The lender will also ask for financial information about the borrower. Sort of a backwards loan application, the borrower must prove that he is broke and unable to afford the payments. The borrower must show that he has no other source of income or assets to repay the loan. This process may involve as much, if not more paperwork than an original mortgage application! The borrower should submit a “hardship letter”, which is basically a sob story about how much financial trouble the borrower is in. This may require a little literary creativity, and some help on your part. Don’t lie, just paint a picture that doesn’t look good.

Finally, the lender generally wants to see a written contract between you and the seller. The lender wants to make sure the seller isn’t walking away with any cash from the deal. Generally, the contract must be written so that the buyer pays all costs associated with the transaction, so that the “net cash” to the seller is the exact amount of the short pay to the lender. A preliminary HUD-1 settlement statement is often requested, which can be difficult, since many title and escrow companies simple won’t prepare one in advance of closing. We can prepare your own HUD-1, and simply write “preliminary” on the top.

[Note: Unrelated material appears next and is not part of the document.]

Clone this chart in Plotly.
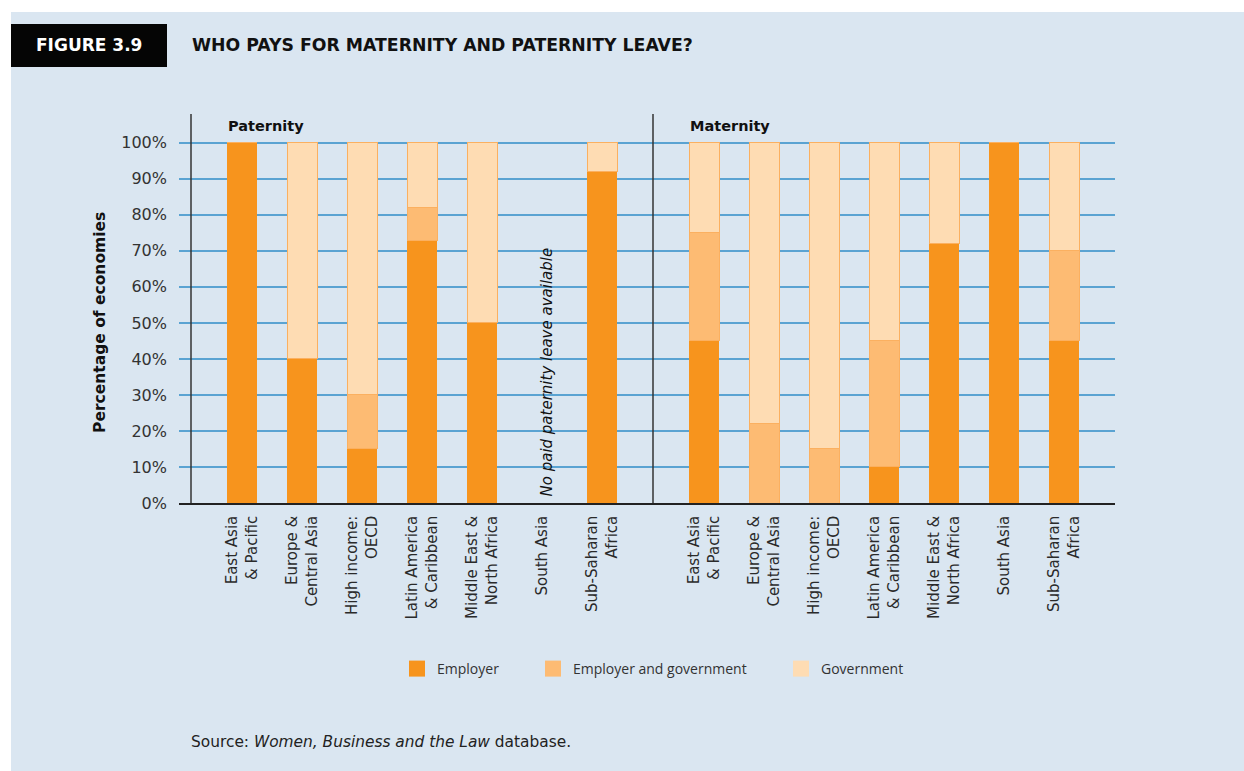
import plotly.graph_objects as go

# ---------------- data ----------------
regions = ["East Asia<br>& Pacific", "Europe &<br>Central Asia", "High income:<br>OECD",
           "Latin America<br>& Caribbean", "Middle East &<br>North Africa", "South Asia",
           "Sub-Saharan<br>Africa"]

pat_employer = [100, 40, 15, 73, 50, 0, 92]
pat_emp_gov = [0, 0, 15, 9, 0, 0, 0]
pat_government = [0, 60, 70, 18, 50, 0, 8]

mat_employer = [45, 0, 0, 10, 72, 100, 45]
mat_emp_gov = [30, 22, 15, 35, 0, 0, 25]
mat_government = [25, 78, 85, 55, 28, 0, 30]

series_names = ["Employer", "Employer and government", "Government"]
series_colors = ["#F7941D", "#FDBB73", "#FEDCB3"]
y_ticks = [0, 10, 20, 30, 40, 50, 60, 70, 80, 90, 100]

# ---------------- layout helpers ----------------
W, H = 1244, 771
ML, MR, MT, MB = 179, 129, 114, 268
PW, PH = W - ML - MR, H - MT - MB
GAP = 0.7  # extra gap between the two panels (in category units)

pat_x = [i for i in range(len(regions))]
mat_x = [i + len(regions) + GAP for i in range(len(regions))]
all_x = pat_x + mat_x
X_RANGE = [-1.05, 14.55]
Y_RANGE = [0, 108]


def px_x(p):  # page pixel -> paper fraction
    return (p - ML) / PW


def px_y(p):
    return (H - MB - p) / PH


def cx(p):  # page pixel -> container fraction
    return p / W


def cy(p):
    return 1 - p / H


fig = go.Figure()

segments = [
    (pat_employer + mat_employer, 0),
    (pat_emp_gov + mat_emp_gov, 1),
    (pat_government + mat_government, 2),
]
for vals, k in segments:
    line_w = 0 if k == 0 else 1
    fig.add_trace(go.Bar(
        x=all_x, y=vals, width=0.5, name=series_names[k],
        marker=dict(color=series_colors[k], line=dict(color="#FBB060", width=line_w)),
        showlegend=False, hoverinfo="skip",
    ))

# legend entries (one legend per item for exact placement)
legend_keys = ["legend", "legend2", "legend3"]
for k in range(3):
    fig.add_trace(go.Scatter(
        x=[None], y=[None], mode="markers", name=series_names[k],
        marker=dict(symbol="square", size=16, color=series_colors[k]),
        legend=legend_keys[k], showlegend=True,
    ))

legend_text_x = [437, 573, 821]
legend_common = dict(orientation="h", xref="container", yref="container",
                     xanchor="left", yanchor="middle", y=cy(669),
                     bgcolor="rgba(0,0,0,0)",
                     font=dict(family="Open Sans", size=14, color="#333333"))
for key, tx in zip(legend_keys, legend_text_x):
    fig.update_layout({key: dict(x=cx(tx - 40), **legend_common)})

fig.update_layout(
    width=W, height=H,
    margin=dict(l=ML, r=MR, t=MT, b=MB),
    paper_bgcolor="white",
    plot_bgcolor="rgba(0,0,0,0)",
    barmode="stack",
    xaxis=dict(
        range=X_RANGE, tickmode="array", tickvals=all_x, ticktext=regions + regions,
        tickangle=-90, showgrid=False, zeroline=False,
        showline=True, linecolor="#222222", linewidth=1.5,
        ticks="", ticklabelstandoff=5,
        tickfont=dict(family="DejaVu Sans", size=15, color="#2a2a2a"),
    ),
    yaxis=dict(
        range=Y_RANGE, tickmode="array", tickvals=y_ticks,
        ticktext=[f"{v}%" for v in y_ticks],
        showgrid=True, gridcolor="#5AA3D2", gridwidth=2, zeroline=False,
        showline=False, ticks="", ticklabelstandoff=11,
        tickfont=dict(family="DejaVu Sans", size=16, color="#333333"),
    ),
)

shapes = [
    # light background panel
    dict(type="rect", xref="paper", yref="paper", x0=px_x(11), x1=px_x(1260),
         y0=px_y(790), y1=px_y(12), fillcolor="#DAE6F1", line=dict(width=0),
         layer="below"),
    # black title box
    dict(type="rect", xref="paper", yref="paper", x0=px_x(11), x1=px_x(167),
         y0=px_y(67), y1=px_y(24), fillcolor="#050505", line=dict(width=0),
         layer="below"),
    # panel divider lines
    dict(type="line", xref="x", yref="y", x0=-0.85, x1=-0.85, y0=0, y1=Y_RANGE[1],
         line=dict(color="#333333", width=1.5)),
    dict(type="line", xref="x", yref="y", x0=(pat_x[-1] + mat_x[0]) / 2,
         x1=(pat_x[-1] + mat_x[0]) / 2, y0=0, y1=Y_RANGE[1],
         line=dict(color="#333333", width=1.5)),
]

annotations = [
    dict(text="<b>FIGURE 3.9</b>", xref="paper", yref="paper", x=px_x(89), y=px_y(45),
         xanchor="center", yanchor="middle", showarrow=False,
         font=dict(family="DejaVu Sans", size=17, color="white")),
    dict(text="<b>WHO PAYS FOR MATERNITY AND PATERNITY LEAVE?</b>", xref="paper",
         yref="paper", x=px_x(190), y=px_y(45), xanchor="left", yanchor="middle",
         showarrow=False, font=dict(family="DejaVu Sans", size=17.3, color="#111111")),
    dict(text="<b>Paternity</b>", xref="x", yref="paper", x=pat_x[0] - 0.27,
         y=px_y(126), xanchor="left", yanchor="middle", showarrow=False,
         font=dict(family="DejaVu Sans", size=14.5, color="#111111")),
    dict(text="<b>Maternity</b>", xref="x", yref="paper", x=mat_x[0] - 0.27,
         y=px_y(126), xanchor="left", yanchor="middle", showarrow=False,
         font=dict(family="DejaVu Sans", size=14.5, color="#111111")),
    dict(text="<i>No paid paternity leave available</i>", xref="x", yref="y",
         x=pat_x[5], y=0, xshift=4, yshift=4, textangle=-90, xanchor="center",
         yanchor="bottom", showarrow=False,
         font=dict(family="DejaVu Sans", size=15, color="#111111")),
    dict(text="<b>Percentage of economies</b>", xref="paper", yref="y",
         x=px_x(100), y=50, textangle=-90, xanchor="center", yanchor="middle",
         showarrow=False, font=dict(family="DejaVu Sans", size=15.5, color="#111111")),
    dict(text="Source: <i>Women, Business and the Law</i> database.", xref="paper",
         yref="paper", x=px_x(189), y=px_y(742), xanchor="left", yanchor="middle",
         showarrow=False, font=dict(family="DejaVu Sans", size=15.4, color="#222222")),
]

fig.update_layout(shapes=shapes, annotations=annotations)

fig.write_html("out.html", config={"displayModeBar": False},
               post_script="document.body.style.margin='0';")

Possible Bumps in the Road

Negotiating a short sale with the lender can be tricky, generally because it is a daunting task finding a bank officer who has the authority to accept a discount. This is why you need the help of a trained John L. Scott agent such as myself. On your behalf, I can call around to locate the lender’s “Loss Mitigation Department” (this can take some effort getting to the right person). Then the negotiation begins.

Don’t be surprised if your first short sale bid is rejected. Lenders aren’t emotionally attached to their properties, so they aren’t as likely to give you a steal. Many short sales fall through if the BPO comes in too high, which is often the case. You can’t pull the wool over a lender’s eyes – if the property isn’t is need of serious repair, it is unlikely you can convince the lender the property is worth a whole lot less than the appraised value.

The process of the short sale has special requirements, but may be worth it for an investor or first-time home buyer who is not intimidated by the repairs that must be made to an “as-is” home.